According to a report by Event Economics, a division of Fresh Info, 10 per cent of attendees were international visitors who spent an estimated $9m while in New Zealand and on average stayed for almost three weeks.
Hawke’s Bay Tourism’s members currently pay about $160,000 a year to the organisation for annual membership.
Hawke’s Bay Tourism has said the loss of funding would mean closing Hawke’s Bay Tourism’s website and severing its connections with local, national and international media outlets.
“We work very closely with Hawke’s Bay Tourism to drive visitation to the region, and any disruption in these marketing activities would have dire consequences on the established marketing infrastructure,” Art Deco Trust chairwoman Barbara Arnott said.
Arnott said even a temporary hiatus in marketing activities would be “devastating for the region as a whole” and labelled the potential defunding as “Draconian” decision-making.
“Hawke’s Bay Regional Council was identified as the most appropriate regional agency to deliver a cost-effective funding model to support regional marketing, and the proposed defunding of Hawke’s Bay Tourism will be felt by all,” she said.
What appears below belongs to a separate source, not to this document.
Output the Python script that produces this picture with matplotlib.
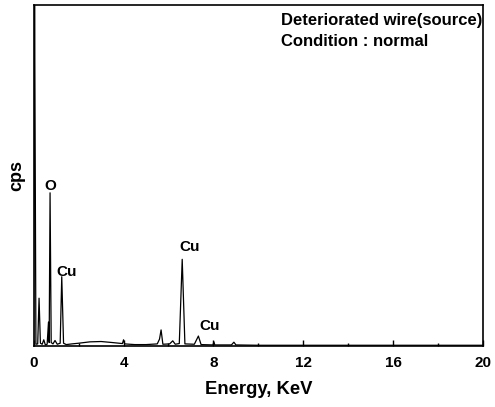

“Our hugely successful marketing campaigns are reliant on Hawke’s Bay Tourism, a well-oiled marketing machine that, in addition to supporting the festival, facilitates our attendance to trade shows where we can connect with agents.”
Arnott believed most in the tourism sector would “feel the pinch” that would be available if Hawke’s Bay Tourism remained funded.
“Defunding Hawke’s Bay Tourism will have cascading repercussions that will impact the festival and tourism and extend beyond the tourist sector, affecting businesses across the region.
“The impact of tourism in Hawke’s Bay resonates deeply, benefiting not only the 10 per cent of Hawke’s Bay workers directly employed in tourism but also the 80 per cent of tourism spending that permeates the wider economy.”
Arnott said 20 per cent of all visitor expenditure in the region directly benefits the tourism industry, while 80 per cent circulates within the wider community.
“Our hugely popular festival and the wider tourism ecosystem didn’t happen by accident. It is the product of a well-oiled marketing machine, built and tuned over the years to deliver staggering results, as this recent report proves.”